▶ [Challenge]
The data below should be printed in full, exactly, and without any of its images.

▶ [Given material]

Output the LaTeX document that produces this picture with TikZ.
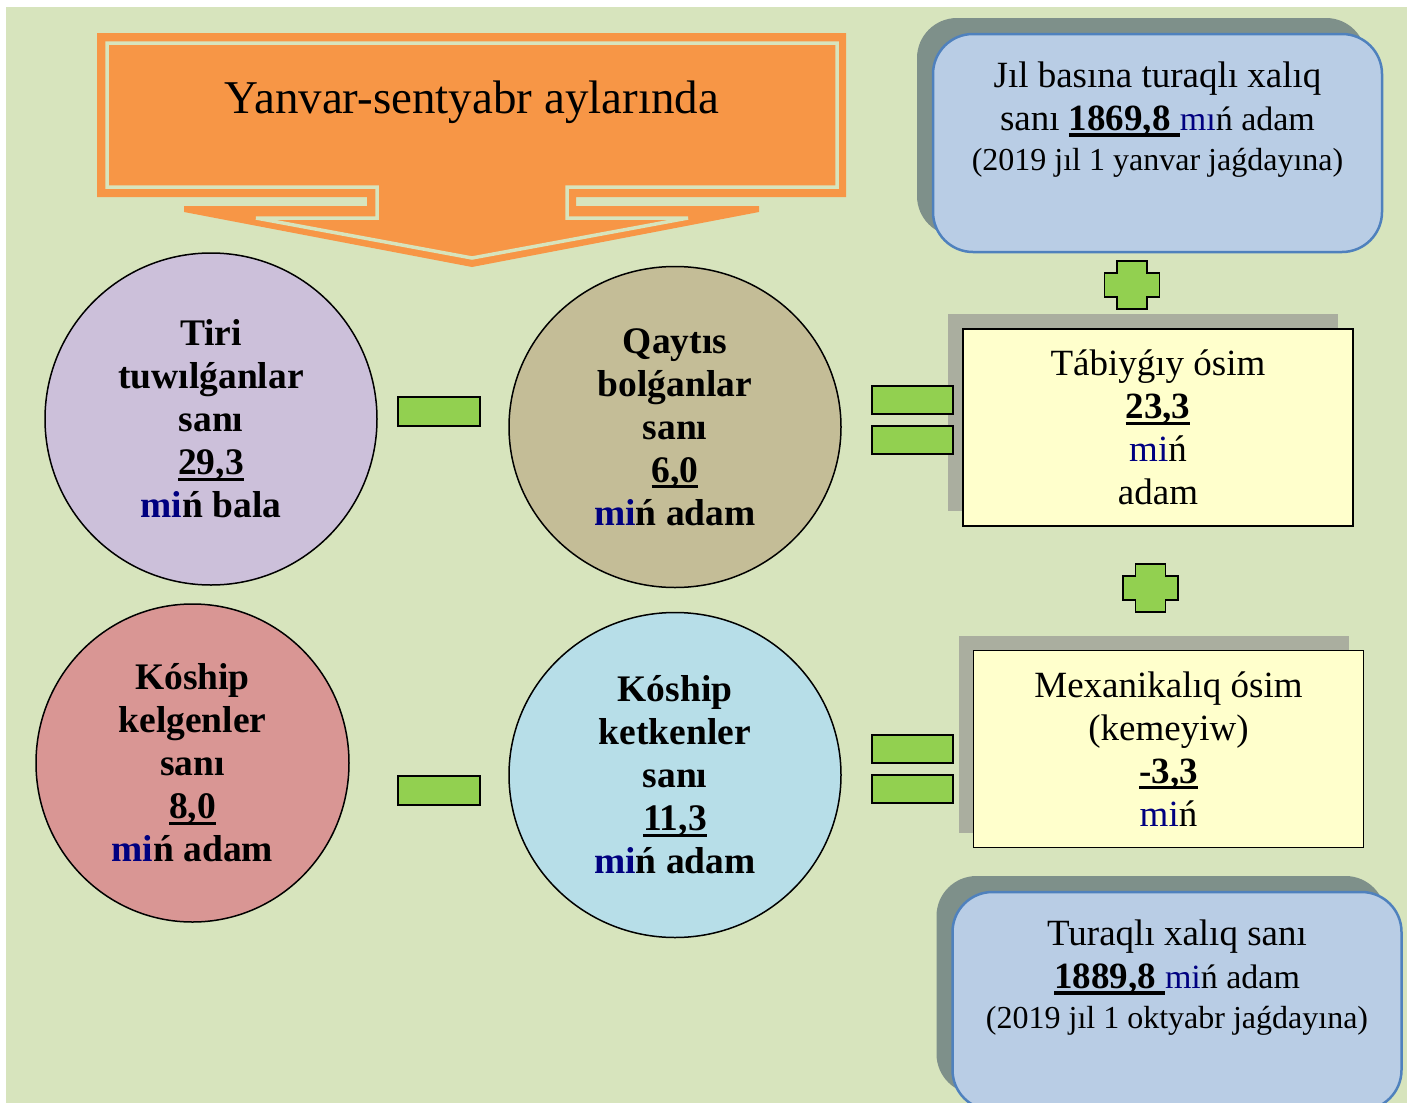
\documentclass[tikz,border=0pt]{standalone}
\usepackage{fontspec}
\setmainfont{Liberation Serif}
\usepackage{tikz}
\usetikzlibrary{shapes.geometric}
\usetikzlibrary{shadows}

\definecolor{bggreen}{HTML}{D7E4BD}
\definecolor{bannerorange}{HTML}{F79646}
\definecolor{lilac}{HTML}{CCC0DA}
\definecolor{tan}{HTML}{C4BD97}
\definecolor{rose}{HTML}{D99694}
\definecolor{skyblue}{HTML}{B7DEE8}
\definecolor{signgreen}{HTML}{92D050}
\definecolor{notefill}{HTML}{FFFFCC}
\definecolor{noteshade}{HTML}{AAAE9F}
\definecolor{boxfill}{HTML}{B9CDE5}
\definecolor{boxline}{HTML}{4F81BD}
\definecolor{boxshade}{HTML}{7E908A}
\definecolor{minblue}{HTML}{000080}

\newsavebox{\numbox}
\newcommand{\numline}[2][3pt]{\sbox{\numbox}{#2}\rlap{\rule[-6pt]{\wd\numbox}{#1}}\usebox{\numbox}}

\begin{document}
\begin{tikzpicture}[x=1pt, y=-1pt,
  countcircle/.style={ellipse, draw=black, line width=1.5pt, align=center, inner sep=0pt,
    font=\fontsize{37.5}{43}\selectfont\bfseries},
  notebox/.style={rectangle, draw=black, line width=1.5pt, fill=notefill, align=center,
    minimum width=390pt, minimum height=197pt, inner sep=0pt,
    font=\fontsize{37}{43}\selectfont,
    general shadow={fill=noteshade, shadow xshift=-15pt, shadow yshift=15pt}},
  totalbox/.style={rectangle, rounded corners=40pt, draw=boxline, line width=2.5pt, fill=boxfill,
    minimum width=449pt, minimum height=218pt,
    general shadow={fill=boxshade, shadow xshift=-16pt, shadow yshift=16pt}},
  boxtext/.style={align=center, font=\fontsize{37}{43}\selectfont},
  greenbar/.style={fill=signgreen, draw=black, line width=1.5pt}]
  \useasboundingbox (0,0) rectangle (1411,1103);
  \fill[bggreen] (6,7) rectangle (1407,1103);

%%%%%%%%%%%% Banner arrow
  \fill[bannerorange] (97,33) -- (846,33) -- (846,197) -- (576,197) -- (576,206) -- (759,206)
    -- (759,212) -- (472,267) -- (184,212) -- (184,206) -- (367,206) -- (367,197) -- (97,197) -- cycle;
  \draw[bggreen, line width=3.5pt, line join=miter] (107,43) -- (837,43) -- (837,187) -- (567,187)
    -- (567,218) -- (688,218) -- (472,258) -- (256,218) -- (377,218) -- (377,187) -- (107,187) -- cycle;
  \node[font=\fontsize{47}{56}\selectfont] (period) at (472,102) {Yanvar-sentyabr aylarında};

%%%%%%%%%%%% Counts
  \node[countcircle, fill=lilac, minimum width=332pt, minimum height=332pt] (born) at (211,419)
    {Tiri\\ tuwılǵanlar\\ sanı\\ \numline{29,3}\\ \textcolor{minblue}{mi}ń bala};
  \node[countcircle, fill=tan, minimum width=332pt, minimum height=321pt] (died) at (675,427)
    {Qaytıs\\ bolǵanlar\\ sanı\\ \numline{6,0}\\ \textcolor{minblue}{mi}ń adam};
  \node[countcircle, fill=rose, minimum width=313pt, minimum height=318pt] (arrived) at (192.5,763)
    {Kóship\\ kelgenler\\ sanı\\ \numline{8,0}\\ \textcolor{minblue}{mi}ń adam};
  \node[countcircle, fill=skyblue, minimum width=332pt, minimum height=325pt] (left) at (675,775)
    {Kóship\\ ketkenler\\ sanı\\ \numline{11,3}\\ \textcolor{minblue}{mi}ń adam};

%%%%%%%%%%%% Growth
  \node[notebox] (natural) at (1158,427.5)
    {Tábiyǵıy ósim\\ \textbf{\numline{23,3}}\\ \textcolor{minblue}{mi}ń\\ adam};
  \node[notebox] (migration) at (1168.5,749)
    {Mexanikalıq ósim\\ (kemeyiw)\\ \textbf{\numline{-3,3}}\\ \textcolor{minblue}{mi}ń};

%%%%%%%%%%%% Signs
  \draw[greenbar] (398,397) rectangle (480,426);
  \draw[greenbar] (398,776) rectangle (480,805);
  \foreach \y in {386,735} {
    \draw[greenbar] (872,\y) rectangle (953,\y+28);
    \draw[greenbar] (872,\y+40) rectangle (953,\y+68);
  }
  \foreach \cx/\cy in {1132/285, 1150.5/588} {
    \draw[greenbar] (\cx-15,\cy-24) -- ++(30,0) -- ++(0,12) -- ++(12.5,0) -- ++(0,24) -- ++(-12.5,0)
      -- ++(0,12) -- ++(-30,0) -- ++(0,-12) -- ++(-12.5,0) -- ++(0,-24) -- ++(12.5,0) -- cycle;
  }

%%%%%%%%%%%% Totals
  \node[totalbox] (startbox) at (1157.5,143) {};
  \node[boxtext] (starttext) at (1157.5,120)
    {Jıl basına turaqlı xalıq\\ sanı \textbf{\numline[4pt]{1869,8\ }}{\fontsize{34}{40}\selectfont\textcolor{minblue}{mı}ń adam}\\[-3pt]
     {\fontsize{32}{40}\selectfont (2019 jıl 1 yanvar jaǵdayına)}};
  \node[totalbox] (endbox) at (1177,1001) {};
  \node[boxtext] (endtext) at (1177,978)
    {Turaqlı xalıq sanı\\ \textbf{\numline[4pt]{1889,8\ }}{\fontsize{34}{40}\selectfont\textcolor{minblue}{mi}ń adam}\\[-3pt]
     {\fontsize{32}{40}\selectfont (2019 jıl 1 oktyabr jaǵdayına)}};
\end{tikzpicture}
\end{document}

▶ [Response to this exercise]
Output the LaTeX document that produces this picture with TikZ.
\documentclass[tikz,border=0pt]{standalone}
\usepackage{fontspec}
\setmainfont{Liberation Serif}
\usepackage{tikz}
\usetikzlibrary{shapes.geometric}
\usetikzlibrary{shadows}

\definecolor{bggreen}{HTML}{D7E4BD}
\definecolor{bannerorange}{HTML}{F79646}
\definecolor{lilac}{HTML}{CCC0DA}
\definecolor{tan}{HTML}{C4BD97}
\definecolor{rose}{HTML}{D99694}
\definecolor{skyblue}{HTML}{B7DEE8}
\definecolor{signgreen}{HTML}{92D050}
\definecolor{notefill}{HTML}{FFFFCC}
\definecolor{noteshade}{HTML}{AAAE9F}
\definecolor{boxfill}{HTML}{B9CDE5}
\definecolor{boxline}{HTML}{4F81BD}
\definecolor{boxshade}{HTML}{7E908A}
\definecolor{minblue}{HTML}{000080}

\newsavebox{\numbox}
\newcommand{\numline}[2][3pt]{\sbox{\numbox}{#2}\rlap{\rule[-6pt]{\wd\numbox}{#1}}\usebox{\numbox}}

\begin{document}
\begin{tikzpicture}[x=1pt, y=-1pt,
  countcircle/.style={ellipse, draw=black, line width=1.5pt, align=center, inner sep=0pt,
    font=\fontsize{37.5}{43}\selectfont\bfseries},
  notebox/.style={rectangle, draw=black, line width=1.5pt, fill=notefill, align=center,
    minimum width=390pt, minimum height=197pt, inner sep=0pt,
    font=\fontsize{37}{43}\selectfont,
    general shadow={fill=noteshade, shadow xshift=-15pt, shadow yshift=15pt}},
  totalbox/.style={rectangle, rounded corners=40pt, draw=boxline, line width=2.5pt, fill=boxfill,
    minimum width=449pt, minimum height=218pt,
    general shadow={fill=boxshade, shadow xshift=-16pt, shadow yshift=16pt}},
  boxtext/.style={align=center, font=\fontsize{37}{43}\selectfont},
  greenbar/.style={fill=signgreen, draw=black, line width=1.5pt}]
  \useasboundingbox (0,0) rectangle (1411,1103);
  \fill[bggreen] (6,7) rectangle (1407,1103);

%%%%%%%%%%%% Banner arrow
  \fill[bannerorange] (97,33) -- (846,33) -- (846,197) -- (576,197) -- (576,206) -- (759,206)
    -- (759,212) -- (472,267) -- (184,212) -- (184,206) -- (367,206) -- (367,197) -- (97,197) -- cycle;
  \draw[bggreen, line width=3.5pt, line join=miter] (107,43) -- (837,43) -- (837,187) -- (567,187)
    -- (567,218) -- (688,218) -- (472,258) -- (256,218) -- (377,218) -- (377,187) -- (107,187) -- cycle;
  \node[font=\fontsize{47}{56}\selectfont] (period) at (472,102) {Yanvar-sentyabr aylarında};

%%%%%%%%%%%% Counts
  \node[countcircle, fill=lilac, minimum width=332pt, minimum height=332pt] (born) at (211,419)
    {Tiri\\ tuwılǵanlar\\ sanı\\ \numline{29,3}\\ \textcolor{minblue}{mi}ń bala};
  \node[countcircle, fill=tan, minimum width=332pt, minimum height=321pt] (died) at (675,427)
    {Qaytıs\\ bolǵanlar\\ sanı\\ \numline{6,0}\\ \textcolor{minblue}{mi}ń adam};
  \node[countcircle, fill=rose, minimum width=313pt, minimum height=318pt] (arrived) at (192.5,763)
    {Kóship\\ kelgenler\\ sanı\\ \numline{8,0}\\ \textcolor{minblue}{mi}ń adam};
  \node[countcircle, fill=skyblue, minimum width=332pt, minimum height=325pt] (left) at (675,775)
    {Kóship\\ ketkenler\\ sanı\\ \numline{11,3}\\ \textcolor{minblue}{mi}ń adam};

%%%%%%%%%%%% Growth
  \node[notebox] (natural) at (1158,427.5)
    {Tábiyǵıy ósim\\ \textbf{\numline{23,3}}\\ \textcolor{minblue}{mi}ń\\ adam};
  \node[notebox] (migration) at (1168.5,749)
    {Mexanikalıq ósim\\ (kemeyiw)\\ \textbf{\numline{-3,3}}\\ \textcolor{minblue}{mi}ń};

%%%%%%%%%%%% Signs
  \draw[greenbar] (398,397) rectangle (480,426);
  \draw[greenbar] (398,776) rectangle (480,805);
  \foreach \y in {386,735} {
    \draw[greenbar] (872,\y) rectangle (953,\y+28);
    \draw[greenbar] (872,\y+40) rectangle (953,\y+68);
  }
  \foreach \cx/\cy in {1132/285, 1150.5/588} {
    \draw[greenbar] (\cx-15,\cy-24) -- ++(30,0) -- ++(0,12) -- ++(12.5,0) -- ++(0,24) -- ++(-12.5,0)
      -- ++(0,12) -- ++(-30,0) -- ++(0,-12) -- ++(-12.5,0) -- ++(0,-24) -- ++(12.5,0) -- cycle;
  }

%%%%%%%%%%%% Totals
  \node[totalbox] (startbox) at (1157.5,143) {};
  \node[boxtext] (starttext) at (1157.5,120)
    {Jıl basına turaqlı xalıq\\ sanı \textbf{\numline[4pt]{1869,8\ }}{\fontsize{34}{40}\selectfont\textcolor{minblue}{mı}ń adam}\\[-3pt]
     {\fontsize{32}{40}\selectfont (2019 jıl 1 yanvar jaǵdayına)}};
  \node[totalbox] (endbox) at (1177,1001) {};
  \node[boxtext] (endtext) at (1177,978)
    {Turaqlı xalıq sanı\\ \textbf{\numline[4pt]{1889,8\ }}{\fontsize{34}{40}\selectfont\textcolor{minblue}{mi}ń adam}\\[-3pt]
     {\fontsize{32}{40}\selectfont (2019 jıl 1 oktyabr jaǵdayına)}};
\end{tikzpicture}
\end{document}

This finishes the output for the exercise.